The mood changed quickly when Commissioner Marc Grammes asked Borland why she had not submitted financial information to commissioners either in 2018 nor by April 30 of this year.
Grammes expressed concern the board was not being kept adequately informed of the zoo’s operations and finances.
He told Borland she was supposed to present plans no later than April 30.
“I have not heard anything about 2018,” Grammes said. “I didn’t see anybody from the zoo last year.
“I have to express my dismay we did not see you last year. It is now the end of June of this year and we have not seen you.”
Borland was seemingly surprised at Grammes’ line of questioning.
“Time after time I requested to come before the board but I was bumped,” Borland said. “I was placed on the agenda and, I was, in fact, bumped.
“I submitted my financials to the county and to the liaison on the board.”
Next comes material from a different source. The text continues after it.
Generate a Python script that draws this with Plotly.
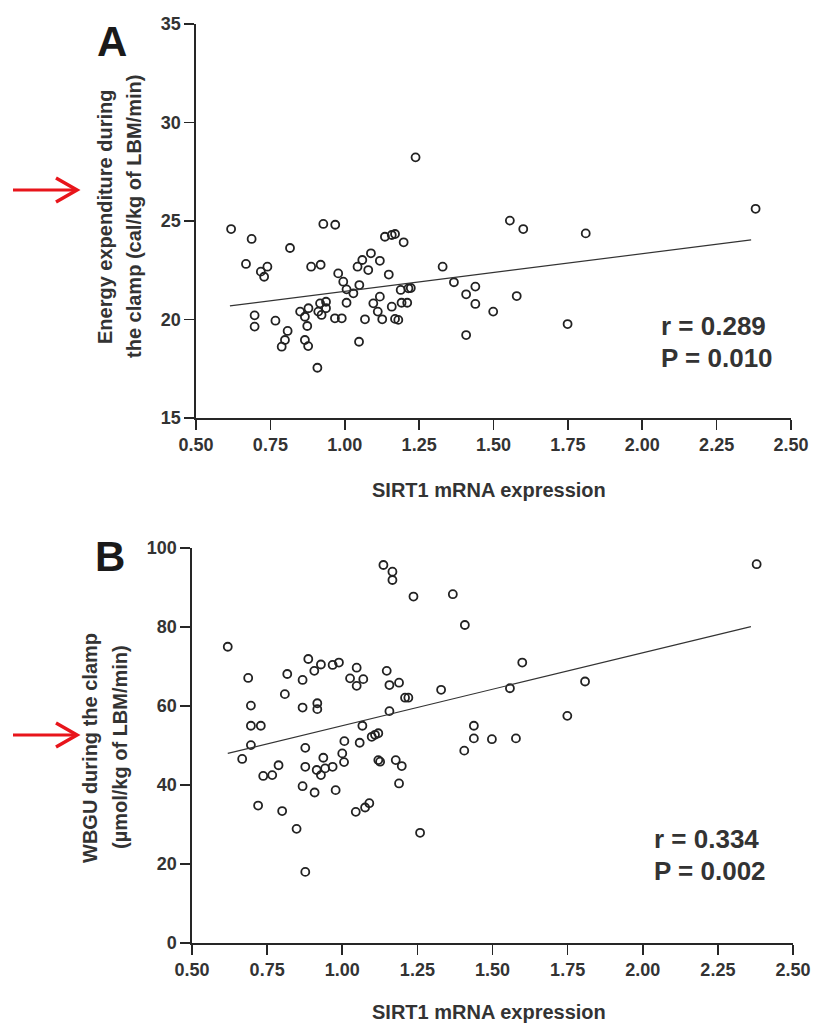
import plotly.graph_objects as go

# ---------------- Data ----------------
# Panel A: SIRT1 mRNA expression vs energy expenditure during the clamp
a_x = [0.618, 0.687, 0.668, 0.816, 0.928, 0.968, 0.718, 0.740, 0.729, 0.887,
       0.919, 0.697, 0.697, 0.767, 0.808, 0.799, 0.788, 0.866, 0.877, 0.908,
       0.850, 0.866, 0.878, 0.874, 0.911, 0.922, 0.917, 0.937, 0.937, 0.967,
       0.990, 0.978, 0.995, 1.006, 1.029, 1.049, 1.006, 1.068, 1.048, 1.043,
       1.059, 1.079, 1.088, 1.118, 1.096, 1.118, 1.111, 1.126, 1.148, 1.135,
       1.158, 1.169, 1.198, 1.158, 1.169, 1.180, 1.188, 1.191, 1.210, 1.214,
       1.222, 1.238, 1.329, 1.367, 1.408, 1.439, 1.439, 1.408, 1.499, 1.555,
       1.600, 1.578, 1.749, 1.810, 2.381]
a_y = [24.59, 24.09, 22.82, 23.63, 24.85, 24.81, 22.43, 22.68, 22.17, 22.68,
       22.78, 20.21, 19.64, 19.94, 19.42, 18.96, 18.62, 18.96, 18.65, 17.55,
       20.40, 20.14, 20.57, 19.67, 20.40, 20.23, 20.82, 20.90, 20.57, 20.06,
       20.06, 22.34, 21.92, 21.53, 21.33, 21.75, 20.85, 20.01, 18.87, 22.68,
       23.02, 22.51, 23.36, 22.98, 20.82, 21.16, 20.40, 20.01, 22.28, 24.20,
       24.29, 24.34, 23.92, 20.65, 20.03, 19.98, 21.50, 20.85, 20.85, 21.58,
       21.60, 28.23, 22.68, 21.89, 21.28, 21.67, 20.79, 19.21, 20.40, 25.02,
       24.59, 21.19, 19.77, 24.37, 25.62]
a_fit_x = [0.614, 2.366]
a_fit_y = [20.69, 24.04]
a_stats = ["r = 0.289", "P = 0.010"]

# Panel B: SIRT1 mRNA expression vs WBGU during the clamp
b_x = [0.619, 0.687, 0.696, 0.696, 0.729, 0.696, 0.667, 0.737, 0.767, 0.788,
       0.720, 0.800, 0.848, 0.877, 0.817, 0.809, 0.868, 0.887, 0.907, 0.929,
       0.968, 0.989, 0.868, 0.917, 0.917, 0.877, 0.877, 0.868, 0.908, 0.937,
       0.915, 0.929, 0.943, 0.968, 0.978, 1.000, 1.006, 1.007, 1.048, 1.026,
       1.048, 1.070, 1.058, 1.067, 1.045, 1.076, 1.090, 1.098, 1.109, 1.120,
       1.120, 1.126, 1.137, 1.167, 1.167, 1.148, 1.157, 1.189, 1.157, 1.178,
       1.198, 1.189, 1.209, 1.220, 1.237, 1.368, 1.408, 1.599, 1.808, 1.329,
       1.558, 1.749, 1.438, 1.438, 1.498, 1.578, 1.406, 1.259, 2.379]
b_y = [75.0, 67.1, 60.1, 55.0, 55.0, 50.1, 46.6, 42.3, 42.5, 45.0,
       34.8, 33.4, 28.9, 18.0, 68.1, 63.0, 66.6, 71.9, 68.9, 70.5,
       70.4, 71.0, 59.6, 60.7, 59.2, 49.4, 44.6, 39.7, 38.1, 46.9,
       43.8, 42.5, 44.2, 44.6, 38.7, 48.0, 45.8, 51.1, 69.7, 67.0,
       65.1, 66.8, 50.7, 55.0, 33.2, 34.3, 35.4, 52.2, 52.7, 53.1,
       46.3, 45.9, 95.7, 94.0, 91.9, 68.9, 65.3, 65.9, 58.7, 46.3,
       44.8, 40.4, 62.1, 62.1, 87.7, 88.3, 80.5, 71.0, 66.2, 64.1,
       64.5, 57.5, 55.0, 51.8, 51.6, 51.8, 48.7, 27.9, 95.9]
b_fit_x = [0.619, 2.360]
b_fit_y = [48.0, 80.1]
b_stats = ["r = 0.334", "P = 0.002"]

x_ticks = [0.50, 0.75, 1.00, 1.25, 1.50, 1.75, 2.00, 2.25, 2.50]
x_ticktext = ["0.50", "0.75", "1.00", "1.25", "1.50", "1.75", "2.00", "2.25", "2.50"]
a_yticks = [15, 20, 25, 30, 35]
b_yticks = [0, 20, 40, 60, 80, 100]

x_title = "SIRT1 mRNA expression"
a_ytitle = ["Energy expenditure during", "the clamp (cal/kg of LBM/min)"]
b_ytitle = ["WBGU during the clamp", "(µmol/kg of LBM/min)"]

# ---------------- Layout helpers ----------------
# Body margin is removed (post_script), so design coordinates are screen pixels.
W, H = 814, 1027
OFF = 0
def px(x):
    return (x - OFF) / W
def py(y):
    return 1 - (y - OFF) / H

FONT = "Liberation Sans, Arial, sans-serif"
TXT = "#333333"
AX = "#262626"
MK = "#222222"

fig = go.Figure()

marker = dict(symbol="circle-open", size=8, color=MK, line=dict(width=1.8, color=MK))
fig.add_trace(go.Scatter(x=a_x, y=a_y, mode="markers", marker=marker,
                         xaxis="x", yaxis="y", showlegend=False))
fig.add_trace(go.Scatter(x=a_fit_x, y=a_fit_y, mode="lines",
                         line=dict(color="#333333", width=1.2),
                         xaxis="x", yaxis="y", showlegend=False))
fig.add_trace(go.Scatter(x=b_x, y=b_y, mode="markers", marker=marker,
                         xaxis="x2", yaxis="y2", showlegend=False))
fig.add_trace(go.Scatter(x=b_fit_x, y=b_fit_y, mode="lines",
                         line=dict(color="#333333", width=1.2),
                         xaxis="x2", yaxis="y2", showlegend=False))

tickfont = dict(family=FONT, size=18, color=TXT, weight="bold")
axcommon = dict(showline=True, linecolor=AX, linewidth=1.6, ticks="outside",
                ticklen=10, tickwidth=1.6, tickcolor=AX, showgrid=False,
                zeroline=False, tickfont=tickfont, fixedrange=True,
                automargin=False)

fig.update_layout(
    width=W, height=H,
    margin=dict(l=0, r=0, t=0, b=0, autoexpand=False),
    paper_bgcolor="white", plot_bgcolor="white",
    xaxis=dict(domain=[px(196), px(791)], range=[0.5, 2.5], anchor="y",
               tickvals=x_ticks, ticktext=x_ticktext, **axcommon),
    yaxis=dict(domain=[py(418), py(24)], range=[15, 35], anchor="x",
               tickvals=a_yticks, **axcommon),
    xaxis2=dict(domain=[px(192), px(793)], range=[0.5, 2.5], anchor="y2",
                tickvals=x_ticks, ticktext=x_ticktext, **axcommon),
    yaxis2=dict(domain=[py(943), py(548)], range=[0, 100], anchor="x2",
                tickvals=b_yticks, **axcommon),
)

ann = []
titlefont = dict(family=FONT, size=20, color=TXT, weight="bold")
statfont = dict(family=FONT, size=26, color=TXT, weight="bold")
letterfont = dict(family=FONT, size=42, color="#1a1a1a", weight="bold")

def add_text(x, y, text, font, angle=0, xanchor="center"):
    ann.append(dict(x=px(x), y=py(y), xref="paper", yref="paper", text=text,
                    showarrow=False, font=font, textangle=angle,
                    xanchor=xanchor, yanchor="middle"))

# x-axis titles
add_text(489, 490, x_title, titlefont)
add_text(489, 1012, x_title, titlefont)
# y-axis titles (two lines, rotated)
add_text(105, 217, a_ytitle[0], titlefont, -90)
add_text(134, 217, a_ytitle[1], titlefont, -90)
add_text(90, 748, b_ytitle[0], titlefont, -90)
add_text(120, 747, b_ytitle[1], titlefont, -90)
# stats
add_text(659, 326, a_stats[0], statfont, xanchor="left")
add_text(659, 358, a_stats[1], statfont, xanchor="left")
add_text(652, 839, b_stats[0], statfont, xanchor="left")
add_text(652, 871, b_stats[1], statfont, xanchor="left")
# panel letters
add_text(112, 42, "A", letterfont)
add_text(110, 556, "B", letterfont)
fig.update_layout(annotations=ann)

# red arrows
RED = "#e8151b"
shapes = []
for yy in (190, 735):
    shapes.append(dict(type="line", xref="paper", yref="paper",
                       x0=px(13), y0=py(yy), x1=px(76), y1=py(yy),
                       line=dict(color=RED, width=3)))
    shapes.append(dict(type="path", xref="paper", yref="paper",
                       path=f"M {px(56)},{py(yy-12)} L {px(77)},{py(yy)} L {px(56)},{py(yy+12)}",
                       line=dict(color=RED, width=3.5)))
fig.update_layout(shapes=shapes)

fig.write_html("out.html",
               config={"displayModeBar": False, "staticPlot": True},
               post_script="document.body.style.margin='0';document.body.style.overflow='hidden';")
She was referring to Director of General Services Richard Molchany and to Commissioner President Marty Nothstein, who is on the board of directors of the Lehigh Valley Zoological Society, which leases and runs the Lehigh Valley Zoo.
The zoo property and animals are owned by the county and leased to the Zoological Society for $1 per year.
Molchany told Grammes he took responsibility for the perceived lack of reporting.
He said Borland had made her reports to him and he offered to share the reports directly with commissioners if that is desired.
The lease does not specify the report be made to commissioners.
As Molchany signed the lease as director of general services, it appeared a report submitted to him satisfied the lease’s reporting requirements.
In regular business, commissioners gave final approval by an 8-0 vote (Commissioner Amy Zanelli was absent from the meeting) to the amendment to the Lehigh County Authority’s articles of incorporation extending its existence for another 43 years.
The LCA supplies water and sewer systems to Allentown and 16 other municipalities.
LCA Director Liesel Gross and her staff who attended the meeting responded with cheers and applause.
This final vote of approval was the result of a monthslong effort.
Commissioners also gave first reading of the auditor’s report on Lehigh County’s 2018 audited financial statements.
Also receiving a first reading approval was a resolution to hire Lehigh Valley Physician Group to provide a medical director for the Cedarbrook Senior Care and Rehabilitation Center.
Cedarbrook also was the topic of other resolutions having a first reading approval from commissioners, including: a contract with Advantage Care Rehabilitation, LLC to provide occupational, physical and speech therapy for Cedarbrook residents; a contract with Audiology Services LLC to provide onsite audiology services and a third to provide consultation services by Affinity Health Services Inc.
In other business, commissioners made the following appointments: the Rev. Gus Al-Khal to the Aging and Adult Services Advisory Board; Amir Famili to the Lehigh County Authority; Janet Verga to the Mental Health and Intellectual Disabilities Board; Michelle Julian as assistant administrator of Cedarbrook, Fountain Hill; Teresa Samuels as director of nursing for Cedarbrook and David Cook as supervisory accountant for Cedarbrook.